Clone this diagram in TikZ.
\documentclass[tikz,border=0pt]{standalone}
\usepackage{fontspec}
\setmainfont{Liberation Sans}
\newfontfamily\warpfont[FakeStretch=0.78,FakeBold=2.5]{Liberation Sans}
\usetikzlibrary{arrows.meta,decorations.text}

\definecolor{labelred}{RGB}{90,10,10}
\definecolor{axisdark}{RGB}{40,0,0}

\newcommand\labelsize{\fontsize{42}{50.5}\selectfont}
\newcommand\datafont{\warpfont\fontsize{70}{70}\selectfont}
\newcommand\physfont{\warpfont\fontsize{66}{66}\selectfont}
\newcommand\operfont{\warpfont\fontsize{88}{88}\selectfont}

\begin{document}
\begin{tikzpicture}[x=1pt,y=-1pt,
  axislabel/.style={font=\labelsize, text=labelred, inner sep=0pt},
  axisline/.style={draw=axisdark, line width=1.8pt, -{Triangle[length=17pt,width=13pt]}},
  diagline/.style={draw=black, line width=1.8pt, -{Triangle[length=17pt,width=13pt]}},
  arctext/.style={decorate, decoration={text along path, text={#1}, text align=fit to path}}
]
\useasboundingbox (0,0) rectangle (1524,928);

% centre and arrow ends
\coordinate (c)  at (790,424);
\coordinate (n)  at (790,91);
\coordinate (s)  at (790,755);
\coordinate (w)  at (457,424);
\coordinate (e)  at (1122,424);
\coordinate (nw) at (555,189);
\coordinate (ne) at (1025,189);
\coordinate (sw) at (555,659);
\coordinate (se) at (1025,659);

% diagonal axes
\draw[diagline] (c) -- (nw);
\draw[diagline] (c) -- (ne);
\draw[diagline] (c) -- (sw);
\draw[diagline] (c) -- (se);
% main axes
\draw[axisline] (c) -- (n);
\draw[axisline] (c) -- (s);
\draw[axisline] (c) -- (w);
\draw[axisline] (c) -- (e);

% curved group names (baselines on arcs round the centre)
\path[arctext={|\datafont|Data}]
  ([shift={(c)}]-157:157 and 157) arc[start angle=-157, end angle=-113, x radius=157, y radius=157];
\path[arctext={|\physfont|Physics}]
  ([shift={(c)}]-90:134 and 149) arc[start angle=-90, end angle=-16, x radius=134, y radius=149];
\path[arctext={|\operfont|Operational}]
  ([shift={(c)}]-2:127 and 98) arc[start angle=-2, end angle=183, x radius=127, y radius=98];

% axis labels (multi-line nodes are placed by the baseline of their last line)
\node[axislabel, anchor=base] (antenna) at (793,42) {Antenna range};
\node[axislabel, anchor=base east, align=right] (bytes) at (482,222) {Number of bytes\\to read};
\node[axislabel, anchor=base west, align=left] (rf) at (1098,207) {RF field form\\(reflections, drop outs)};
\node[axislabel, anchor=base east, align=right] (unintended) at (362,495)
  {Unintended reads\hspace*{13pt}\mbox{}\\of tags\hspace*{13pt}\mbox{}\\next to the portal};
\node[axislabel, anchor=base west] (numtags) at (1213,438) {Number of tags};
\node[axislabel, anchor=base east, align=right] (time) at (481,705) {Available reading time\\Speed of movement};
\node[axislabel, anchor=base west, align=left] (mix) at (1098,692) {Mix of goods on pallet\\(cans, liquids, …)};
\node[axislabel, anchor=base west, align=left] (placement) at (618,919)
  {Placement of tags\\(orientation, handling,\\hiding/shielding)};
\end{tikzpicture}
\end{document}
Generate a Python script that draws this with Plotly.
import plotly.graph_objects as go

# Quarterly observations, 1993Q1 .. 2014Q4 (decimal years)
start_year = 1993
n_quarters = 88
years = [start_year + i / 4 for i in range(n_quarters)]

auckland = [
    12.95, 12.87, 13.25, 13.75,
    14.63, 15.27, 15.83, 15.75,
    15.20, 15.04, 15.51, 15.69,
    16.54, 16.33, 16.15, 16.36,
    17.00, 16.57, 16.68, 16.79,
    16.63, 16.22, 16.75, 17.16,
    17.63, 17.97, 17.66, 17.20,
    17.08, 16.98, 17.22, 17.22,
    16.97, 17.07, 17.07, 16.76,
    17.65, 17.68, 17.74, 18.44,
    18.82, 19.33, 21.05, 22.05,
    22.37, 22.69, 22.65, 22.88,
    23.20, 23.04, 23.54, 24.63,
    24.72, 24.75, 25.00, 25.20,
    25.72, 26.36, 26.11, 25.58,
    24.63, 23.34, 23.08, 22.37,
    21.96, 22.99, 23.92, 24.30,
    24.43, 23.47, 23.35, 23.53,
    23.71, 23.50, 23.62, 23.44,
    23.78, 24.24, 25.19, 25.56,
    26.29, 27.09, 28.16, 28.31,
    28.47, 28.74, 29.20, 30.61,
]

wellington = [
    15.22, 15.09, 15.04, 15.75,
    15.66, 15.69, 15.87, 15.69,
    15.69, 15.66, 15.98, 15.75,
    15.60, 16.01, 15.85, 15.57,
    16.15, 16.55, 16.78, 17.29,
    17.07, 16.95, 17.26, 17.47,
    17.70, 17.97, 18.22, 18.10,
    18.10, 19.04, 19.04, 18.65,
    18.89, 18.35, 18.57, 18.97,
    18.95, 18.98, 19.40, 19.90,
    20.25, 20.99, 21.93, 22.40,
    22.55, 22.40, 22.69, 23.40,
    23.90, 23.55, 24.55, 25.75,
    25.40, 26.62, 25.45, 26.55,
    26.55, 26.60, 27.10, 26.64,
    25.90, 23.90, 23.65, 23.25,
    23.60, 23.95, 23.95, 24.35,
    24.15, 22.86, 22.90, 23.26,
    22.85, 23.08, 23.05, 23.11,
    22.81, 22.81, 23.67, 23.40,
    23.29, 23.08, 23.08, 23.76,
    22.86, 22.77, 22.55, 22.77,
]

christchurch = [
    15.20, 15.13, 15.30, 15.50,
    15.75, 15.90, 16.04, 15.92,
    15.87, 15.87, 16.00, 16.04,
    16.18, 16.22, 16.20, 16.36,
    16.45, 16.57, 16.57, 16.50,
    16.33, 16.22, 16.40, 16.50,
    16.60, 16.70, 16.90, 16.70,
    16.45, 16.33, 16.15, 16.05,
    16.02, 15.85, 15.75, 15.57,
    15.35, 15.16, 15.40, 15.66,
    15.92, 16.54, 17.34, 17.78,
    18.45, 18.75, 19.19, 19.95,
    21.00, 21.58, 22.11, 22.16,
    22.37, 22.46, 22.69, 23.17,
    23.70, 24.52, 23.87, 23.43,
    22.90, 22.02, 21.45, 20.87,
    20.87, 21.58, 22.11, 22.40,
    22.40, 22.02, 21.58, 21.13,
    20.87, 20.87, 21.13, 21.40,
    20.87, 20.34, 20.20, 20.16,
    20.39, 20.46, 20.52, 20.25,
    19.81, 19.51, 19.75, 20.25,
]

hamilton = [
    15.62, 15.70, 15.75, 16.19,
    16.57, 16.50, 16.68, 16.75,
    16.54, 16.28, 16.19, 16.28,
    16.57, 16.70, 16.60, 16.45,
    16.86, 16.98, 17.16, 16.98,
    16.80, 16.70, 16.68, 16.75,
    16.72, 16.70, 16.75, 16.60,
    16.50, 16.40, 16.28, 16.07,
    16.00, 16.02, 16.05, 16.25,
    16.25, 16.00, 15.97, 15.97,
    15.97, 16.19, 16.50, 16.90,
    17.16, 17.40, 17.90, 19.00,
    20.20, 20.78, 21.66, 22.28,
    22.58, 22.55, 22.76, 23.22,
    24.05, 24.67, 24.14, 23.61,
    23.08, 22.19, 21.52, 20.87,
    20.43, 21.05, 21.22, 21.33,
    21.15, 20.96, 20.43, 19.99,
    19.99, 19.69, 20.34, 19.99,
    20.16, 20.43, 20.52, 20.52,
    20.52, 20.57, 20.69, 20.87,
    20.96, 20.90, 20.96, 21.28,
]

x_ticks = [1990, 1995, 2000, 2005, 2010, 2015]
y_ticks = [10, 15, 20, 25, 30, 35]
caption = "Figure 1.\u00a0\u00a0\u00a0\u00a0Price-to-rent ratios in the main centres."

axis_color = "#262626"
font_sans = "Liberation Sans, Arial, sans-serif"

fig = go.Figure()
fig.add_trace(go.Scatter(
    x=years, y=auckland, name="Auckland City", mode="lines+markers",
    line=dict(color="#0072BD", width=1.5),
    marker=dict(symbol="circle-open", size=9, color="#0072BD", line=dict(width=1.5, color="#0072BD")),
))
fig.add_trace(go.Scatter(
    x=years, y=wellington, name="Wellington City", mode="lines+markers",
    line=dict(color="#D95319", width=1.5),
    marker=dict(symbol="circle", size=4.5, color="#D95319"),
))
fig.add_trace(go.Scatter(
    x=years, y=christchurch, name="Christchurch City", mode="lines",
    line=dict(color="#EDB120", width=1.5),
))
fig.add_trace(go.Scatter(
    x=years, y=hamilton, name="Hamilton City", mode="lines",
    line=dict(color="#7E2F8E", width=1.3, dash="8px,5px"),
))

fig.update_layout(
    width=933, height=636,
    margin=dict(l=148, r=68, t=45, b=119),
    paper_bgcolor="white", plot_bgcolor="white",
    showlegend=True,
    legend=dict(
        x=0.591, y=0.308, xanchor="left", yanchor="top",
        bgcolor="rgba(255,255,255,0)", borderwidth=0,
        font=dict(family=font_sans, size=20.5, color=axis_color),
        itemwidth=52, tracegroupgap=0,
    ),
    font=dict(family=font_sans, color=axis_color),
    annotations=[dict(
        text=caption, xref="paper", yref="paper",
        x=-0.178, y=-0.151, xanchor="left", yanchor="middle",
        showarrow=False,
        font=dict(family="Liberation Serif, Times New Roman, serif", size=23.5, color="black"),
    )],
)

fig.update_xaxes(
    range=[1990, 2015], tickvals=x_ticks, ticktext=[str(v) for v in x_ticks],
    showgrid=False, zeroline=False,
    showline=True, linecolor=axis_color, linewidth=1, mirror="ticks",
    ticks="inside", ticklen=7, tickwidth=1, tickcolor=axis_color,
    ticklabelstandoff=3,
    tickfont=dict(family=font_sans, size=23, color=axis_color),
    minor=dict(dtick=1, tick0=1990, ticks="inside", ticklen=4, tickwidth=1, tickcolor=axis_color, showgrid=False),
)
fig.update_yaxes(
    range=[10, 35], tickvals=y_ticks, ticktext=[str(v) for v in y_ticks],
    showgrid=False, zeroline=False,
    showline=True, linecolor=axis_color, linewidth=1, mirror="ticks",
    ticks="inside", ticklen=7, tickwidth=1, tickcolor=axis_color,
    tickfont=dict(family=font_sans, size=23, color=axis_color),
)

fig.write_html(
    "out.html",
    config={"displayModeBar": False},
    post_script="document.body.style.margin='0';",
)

────────────────

Objective: Include the first line, the line containing "radius=127, y radius=98];", and every line between them, copied exactly from the material above; output no other line.

Reply:
Clone this diagram in TikZ.
\documentclass[tikz,border=0pt]{standalone}
\usepackage{fontspec}
\setmainfont{Liberation Sans}
\newfontfamily\warpfont[FakeStretch=0.78,FakeBold=2.5]{Liberation Sans}
\usetikzlibrary{arrows.meta,decorations.text}

\definecolor{labelred}{RGB}{90,10,10}
\definecolor{axisdark}{RGB}{40,0,0}

\newcommand\labelsize{\fontsize{42}{50.5}\selectfont}
\newcommand\datafont{\warpfont\fontsize{70}{70}\selectfont}
\newcommand\physfont{\warpfont\fontsize{66}{66}\selectfont}
\newcommand\operfont{\warpfont\fontsize{88}{88}\selectfont}

\begin{document}
\begin{tikzpicture}[x=1pt,y=-1pt,
  axislabel/.style={font=\labelsize, text=labelred, inner sep=0pt},
  axisline/.style={draw=axisdark, line width=1.8pt, -{Triangle[length=17pt,width=13pt]}},
  diagline/.style={draw=black, line width=1.8pt, -{Triangle[length=17pt,width=13pt]}},
  arctext/.style={decorate, decoration={text along path, text={#1}, text align=fit to path}}
]
\useasboundingbox (0,0) rectangle (1524,928);

% centre and arrow ends
\coordinate (c)  at (790,424);
\coordinate (n)  at (790,91);
\coordinate (s)  at (790,755);
\coordinate (w)  at (457,424);
\coordinate (e)  at (1122,424);
\coordinate (nw) at (555,189);
\coordinate (ne) at (1025,189);
\coordinate (sw) at (555,659);
\coordinate (se) at (1025,659);

% diagonal axes
\draw[diagline] (c) -- (nw);
\draw[diagline] (c) -- (ne);
\draw[diagline] (c) -- (sw);
\draw[diagline] (c) -- (se);
% main axes
\draw[axisline] (c) -- (n);
\draw[axisline] (c) -- (s);
\draw[axisline] (c) -- (w);
\draw[axisline] (c) -- (e);

% curved group names (baselines on arcs round the centre)
\path[arctext={|\datafont|Data}]
  ([shift={(c)}]-157:157 and 157) arc[start angle=-157, end angle=-113, x radius=157, y radius=157];
\path[arctext={|\physfont|Physics}]
  ([shift={(c)}]-90:134 and 149) arc[start angle=-90, end angle=-16, x radius=134, y radius=149];
\path[arctext={|\operfont|Operational}]
  ([shift={(c)}]-2:127 and 98) arc[start angle=-2, end angle=183, x radius=127, y radius=98];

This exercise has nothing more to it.